M. le président. Par amendement n° 113, MM. Billard, Leyzour, Minetti et Ralite, les membres du groupe communiste républicain et citoyen proposent de supprimer le premier alinéa du paragraphe I du texte présenté par l'article 6 pour l'article L. 35-2 du code des postes et télécommunications.
La parole est à Mme Demessine.
Mme Michelle Demessine. L'article L. 35-2 du code des postes et télécommunications, dans la rédaction actuelle du projet de loi, pose notamment la question du rôle respectif de chaque opérateur de télécommunication.
En effet, l'article stipule que le service universel, qui apparaît de plus en plus comme une sorte de service minimum d'intérêt collectif, sera durablement confié à la France Télécom.
Il est vrai que ce service présente la particularité d'être le plus coûteux en termes de maintenance, et le moins profitable en termes de rentabilité. Ainsi, l'article L. 35-2 prévoit que l'opérateur chargé du service universel devra présenter le plus de garanties possibles dans l'exercice de cette fonction pour la clientèle.
La concession de service public se présentera donc sur la base d'une analyse comptable de la situation technique et financière du candidat à l'exploitation, attendu que France Télécom est aujourd'hui, et de très loin, le seul opérateur susceptible de répondre dans les meilleures conditions à ces critères.
Cependant, quand on examine « en creux » la situation créée, on voit que cela laisse la porte ouverte, en ce qui concerne le service universel, à la concession éventuelle de services publics à un autre opérateur que celui qui en a aujourd'hui la charge.
Le rapport conclut, un peu hâtivement, de notre point de vue, qu'il est fort peu probable que France Télécom perde avant longtemps la maîtrise de l'exploitation du service universel, ce qui confirme du même coup que l'opérateur pourrait la perdre. D'autant que l'on ne peut négliger le fait que les autres opérateurs qui se présentent désormais sur le marché ont quelques préoccupations de conquête de clientèle.
La première phase consiste à prendre position sur les marchés les plus ouverts à la concurrence, éventuellement en faisant payer par la collectivité les contraintes de la montée en charge des investissements réalisés pour prendre pied sur le marché. Des sommes importantes vont, en effet, être engagées dans la conquête des services de télécommunication, pesant par là même sur la rentabilité immédiate des investissements réalisés.
Il est même à peu près clair que l'on aura, en matière de télécommunications, singulièrement de téléphonie mobile, une situation proche de celle observée au début de l'histoire des réseaux câblés dans notre pays, faite de recapitalisations et d'engagements de sommes plus ou moins élevées, dans l'attente de bénéfices significatifs.

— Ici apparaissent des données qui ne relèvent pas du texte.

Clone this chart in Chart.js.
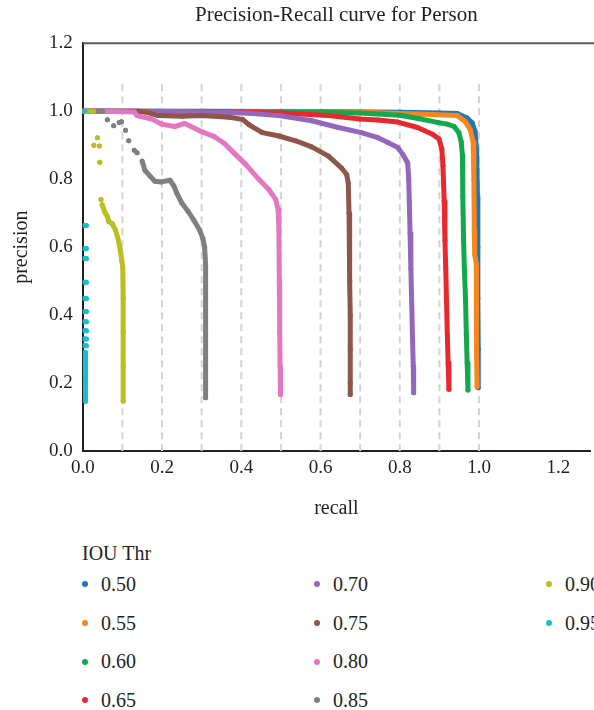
<!DOCTYPE html>
<html>
<head>
<meta charset="utf-8">
<script src="https://cdn.jsdelivr.net/npm/chart.js@4.4.1/dist/chart.umd.min.js"></script>
<style>
    html, body { margin: 0; padding: 0; background: #fff; }
    body { width: 594px; height: 710px; overflow: hidden; position: relative; font-family: "Liberation Serif", serif; color: #231f20; }
    #contenedor { position: absolute; left: 0; top: 0; width: 594px; height: 530px; }
    #leyenda { position: absolute; left: 82px; top: 541px; width: 720px; }
    #leyenda .titulo { font-size: 20px; line-height: 24px; height: 24px; }
    #leyenda .items { display: grid; grid-template-columns: 232px 232px 232px; grid-template-rows: repeat(4, 38.7px); grid-auto-flow: column; }
    #leyenda .item { display: flex; align-items: center; font-size: 20px; white-space: nowrap; }
    #leyenda .punto { width: 6px; height: 6px; border-radius: 50%; margin-right: 13px; }
</style>
</head>
<body>
<div id="contenedor"><canvas id="pr-grafica"></canvas></div>
<div id="leyenda"></div>

<script>
// umbrales IOU
const umbrales = ['0.50', '0.55', '0.60', '0.65', '0.70', '0.75', '0.80', '0.85', '0.90', '0.95'];
const colores = ['#1f77b4', '#f7861f', '#12a84b', '#e8282d', '#9467bd', '#8c564b', '#e377c2', '#7f7f7f', '#bcbd22', '#17becf'];

// puntos [recall, precision]; null = hueco
const iou50 = [[0, 1.0], [0.3, 1.0], [0.6, 0.999], [0.8, 0.997], [0.9, 0.995], [0.945, 0.993], [0.97, 0.98], [0.983, 0.965], [0.99, 0.94], [0.994, 0.88], [0.996, 0.75], [0.997, 0.6], [0.997, 0.45], [0.998, 0.3], [0.998, 0.187]];
const iou55 = [[0, 1.0], [0.4, 0.999], [0.7, 0.997], [0.85, 0.992], [0.945, 0.987], [0.965, 0.97], [0.978, 0.945], [0.985, 0.91], [0.987, 0.8], [0.988, 0.65], [0.989, 0.58], [0.993, 0.55], [0.993, 0.4], [0.994, 0.3], [0.995, 0.19]];
const iou60 = [[0, 1.0], [0.5, 0.998], [0.7, 0.995], [0.8, 0.988], [0.85, 0.978], [0.895, 0.967], [0.92, 0.962], [0.937, 0.955], [0.949, 0.937], [0.955, 0.91], [0.958, 0.87], [0.959, 0.75], [0.961, 0.62], [0.963, 0.537], [0.966, 0.44], [0.968, 0.34], [0.97, 0.26], [0.972, 0.18]];
const iou65 = [[0, 1.0], [0.37, 0.998], [0.5, 0.995], [0.62, 0.987], [0.7, 0.977], [0.745, 0.974], [0.795, 0.968], [0.845, 0.952], [0.8825, 0.932], [0.899, 0.918], [0.906, 0.89], [0.909, 0.84], [0.912, 0.735], [0.914, 0.62], [0.916, 0.537], [0.918, 0.44], [0.92, 0.34], [0.922, 0.26], [0.924, 0.182]];
const iou70 = [[0, 1.0], [0.19, 1.0], [0.33, 0.997], [0.42, 0.994], [0.495, 0.987], [0.578, 0.972], [0.645, 0.952], [0.703, 0.937], [0.745, 0.922], [0.77, 0.908], [0.795, 0.893], [0.8075, 0.873], [0.82, 0.848], [0.8225, 0.8], [0.824, 0.735], [0.826, 0.64], [0.828, 0.537], [0.83, 0.44], [0.832, 0.34], [0.834, 0.25], [0.835, 0.172]];
const iou75 = [[0, 1.0], [0.14, 1.0], [0.165, 0.996], [0.19, 0.987], [0.25, 0.985], [0.3, 0.987], [0.37, 0.982], [0.403, 0.976], [0.42, 0.96], [0.453, 0.937], [0.495, 0.927], [0.537, 0.913], [0.578, 0.895], [0.62, 0.868], [0.653, 0.833], [0.666, 0.814], [0.67, 0.789], [0.672, 0.7], [0.673, 0.6], [0.674, 0.5], [0.675, 0.4], [0.675, 0.3], [0.675, 0.2], [0.675, 0.167]];
const iou80 = [[0, 1.0], [0.05, 1.0], [0.13, 0.998], [0.137, 0.987], [0.174, 0.977], [0.199, 0.962], [0.2325, 0.955], [0.2575, 0.964], [0.299, 0.94], [0.3325, 0.925], [0.3575, 0.905], [0.3825, 0.876], [0.41, 0.845], [0.445, 0.799], [0.47, 0.769], [0.487, 0.74], [0.493, 0.71], [0.495, 0.65], [0.496, 0.5], [0.497, 0.35], [0.498, 0.25], [0.499, 0.167]];
const iou85 = [[0, 1.0], [0.05, 1.0], null, [0.062, 0.975], null, [0.078, 0.957], null, [0.092, 0.967], null, [0.0975, 0.969], null, [0.108, 0.944], null, [0.116, 0.913], null, [0.13, 0.885], null, [0.137, 0.878],
    null, [0.15, 0.853], [0.157, 0.826], [0.17, 0.809], [0.182, 0.794], [0.198, 0.792], [0.22, 0.797], [0.23, 0.78], [0.237, 0.76], [0.25, 0.73], [0.266, 0.705], [0.28, 0.68], [0.295, 0.65], [0.303, 0.626], [0.3075, 0.6], [0.31, 0.55], [0.31, 0.45], [0.31, 0.35], [0.31, 0.25], [0.31, 0.157]];
const iou90 = [[0.004, 1.0], [0.027, 1.0], null, [0.028, 0.9], null, [0.037, 0.922], null, [0.042, 0.898], null, [0.043, 0.85], null, [0.046, 0.74], null,
    [0.049, 0.725], [0.055, 0.705], [0.062, 0.69], [0.066, 0.675], [0.074, 0.67], [0.0825, 0.651], [0.09, 0.62], [0.095, 0.59], [0.0985, 0.56], [0.101, 0.54], [0.102, 0.45], [0.102, 0.35], [0.102, 0.25], [0.102, 0.147]];
const iou95 = [[0, 1.0], [0.005, 1.0], null, [0.004, 0.664], [0.009, 0.664], null, [0.004, 0.596], [0.009, 0.596], null, [0.004, 0.567], [0.009, 0.567], null, [0.004, 0.497], [0.009, 0.497], null,
    [0.004, 0.449], [0.009, 0.449], null, [0.004, 0.411], [0.009, 0.411], null, [0.004, 0.381], [0.009, 0.381], null, [0.004, 0.354], [0.009, 0.354], null, [0.004, 0.33], [0.009, 0.33], null,
    [0.004, 0.31], [0.009, 0.31], null, [0.006, 0.29], [0.007, 0.28], [0.007, 0.22], [0.007, 0.147]];
const curvas = [iou50, iou55, iou60, iou65, iou70, iou75, iou80, iou85, iou90, iou95];

// lineas guia discontinuas
const guiasRecall = [0.1, 0.2, 0.3, 0.4, 0.5, 0.6, 0.7, 0.8, 0.9, 1.0];
const guiaAltura = 1.09;

const ticksX = [0, 0.2, 0.4, 0.6, 0.8, 1.0, 1.2];
const ticksY = [0, 0.2, 0.4, 0.6, 0.8, 1.0, 1.2];

(function(){
    const grafica = document.querySelector('#pr-grafica');
    if(!grafica) return;

    const aPuntos = lista => lista.map(p => p ? { x: p[0], y: p[1] } : { x: null, y: null });

    const guias = [];
    guiasRecall.forEach(r => {
        guias.push({ x: r, y: 0 }, { x: r, y: guiaAltura }, { x: null, y: null });
    });

    const datasets = curvas.map((curva, i) => ({
        label: umbrales[i],
        data: aPuntos(curva),
        showLine: true,
        borderColor: colores[i],
        backgroundColor: colores[i],
        borderWidth: 5,
        borderCapStyle: 'round',
        borderJoinStyle: 'round',
        pointRadius: 2.5,
        pointBorderWidth: 0,
        order: curvas.length - 1 - i
    }));

    datasets.push({
        label: 'guias',
        data: guias,
        showLine: true,
        borderColor: '#d3d3d3',
        borderWidth: 2,
        borderDash: [7, 5],
        pointRadius: 0,
        order: 99
    });

    const marco = {
        id: 'marco',
        afterDraw(chart) {
            const { ctx, chartArea } = chart;
            ctx.save();
            ctx.strokeStyle = '#5a5a5a';
            ctx.lineWidth = 2;
            ctx.beginPath();
            ctx.moveTo(chartArea.left, chartArea.top);
            ctx.lineTo(chart.width, chartArea.top);
            ctx.stroke();
            ctx.restore();
        }
    };

    const fuente = (size) => ({ family: '"Liberation Serif", serif', size: size });

    new Chart(grafica, {
        type: 'scatter',
        data: { datasets },
        plugins: [marco],
        options: {
            responsive: true,
            maintainAspectRatio: false,
            animation: false,
            events: [],
            layout: { padding: { left: 8, right: 0, top: 0, bottom: 5 } },
            scales: {
                x: {
                    type: 'linear',
                    min: 0,
                    max: 1.28,
                    afterBuildTicks: axis => { axis.ticks = ticksX.map(v => ({ value: v })); },
                    ticks: { color: '#231f20', font: fuente(19), padding: 5, callback: v => v.toFixed(1), maxRotation: 0 },
                    grid: { display: false, drawTicks: false },
                    border: { color: '#231f20', width: 2 },
                    title: { display: true, text: 'recall', color: '#231f20', font: fuente(20), padding: { top: 13, bottom: 4 } }
                },
                y: {
                    type: 'linear',
                    min: 0,
                    max: 1.2,
                    afterBuildTicks: axis => { axis.ticks = ticksY.map(v => ({ value: v })); },
                    ticks: { color: '#231f20', font: fuente(19), padding: 10, callback: v => v.toFixed(1) },
                    grid: { display: false, drawTicks: false },
                    border: { color: '#231f20', width: 2 },
                    title: { display: true, text: 'precision', color: '#231f20', font: fuente(20), padding: { top: 2, bottom: 5 } }
                }
            },
            plugins: {
                legend: { display: false },
                tooltip: { enabled: false },
                title: {
                    display: true,
                    text: 'Precision-Recall curve for Person',
                    color: '#231f20',
                    font: { ...fuente(21), weight: 'normal' },
                    fullSize: false,
                    padding: { top: 3, bottom: 15 }
                }
            }
        }
    });

    // leyenda en columnas
    const leyenda = document.querySelector('#leyenda');
    leyenda.innerHTML = '<div class="titulo">IOU Thr</div><div class="items"></div>';
    const items = leyenda.querySelector('.items');
    umbrales.forEach((u, i) => {
        const item = document.createElement('div');
        item.className = 'item';
        item.innerHTML = `<span class="punto" style="background:${colores[i]}"></span><span>${u}</span>`;
        items.appendChild(item);
    });
})();
</script>
</body>
</html>
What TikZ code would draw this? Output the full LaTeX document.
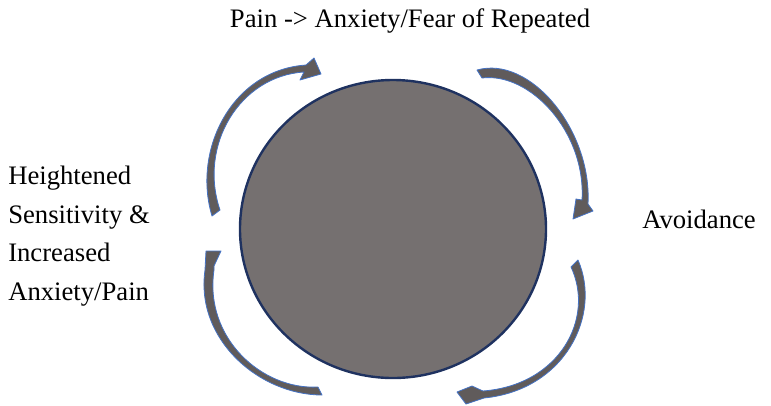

Dans le même temps, France Télécom sera aux prises avec la limitation de ses activités, le développement de la concurrence sur les créneaux les plus porteurs et, de fait, perdra une partie de l'élasticité financière susceptible de favoriser tel ou tel investissement spécifique. Le haut niveau de marge brute d'autofinancement de France Télécom ne réside-t-il pas dans la présence significative de ce dernier en matière de nouveaux services à forte valeur ajoutée ?
De surcroît, la modification des statuts de l'exploitant actuel verra monter en charge la prise de contrôle de France Télécom par les opérateurs privés, ce qui constitue encore le meilleur moyen de combattre l'adversaire.
En effet, l'observation du passé, notamment de la constitution du groupe Bouygues, permet de constater que les prises de participation ou les constitutions de groupements d'intérêt économique sont souvent les meilleurs outils pour étouffer un concurrent et pour s'ent débarrasser à plus ou moins brève échéance.
De plus, les groupes privés susceptibles d'intervenir sur le marché des télécommunications disposent d'une sorte de synergie d'activités et de stratégie de comptes consolidés suffisamment patentes pour parvenir à équilibrer les efforts initiaux requis par la conquête de positions commerciales.
L'ouverture de la possibilité d'exploiter le service universel aux opérateurs privés concurrents de France Télécom est donc l'une des caractéristiques de ce projet de loi.
La démarche est possible puisque, au bout de la démarche de participation croisée dans le capital de France Télécom, il suffira alors de tirer parti du « trésor de guerre » accumulé sur les activités à haute valeur ajoutée pour venir directement concurrencer l'opérateur public, ou ce qu'il en restera, sur son marché domestique.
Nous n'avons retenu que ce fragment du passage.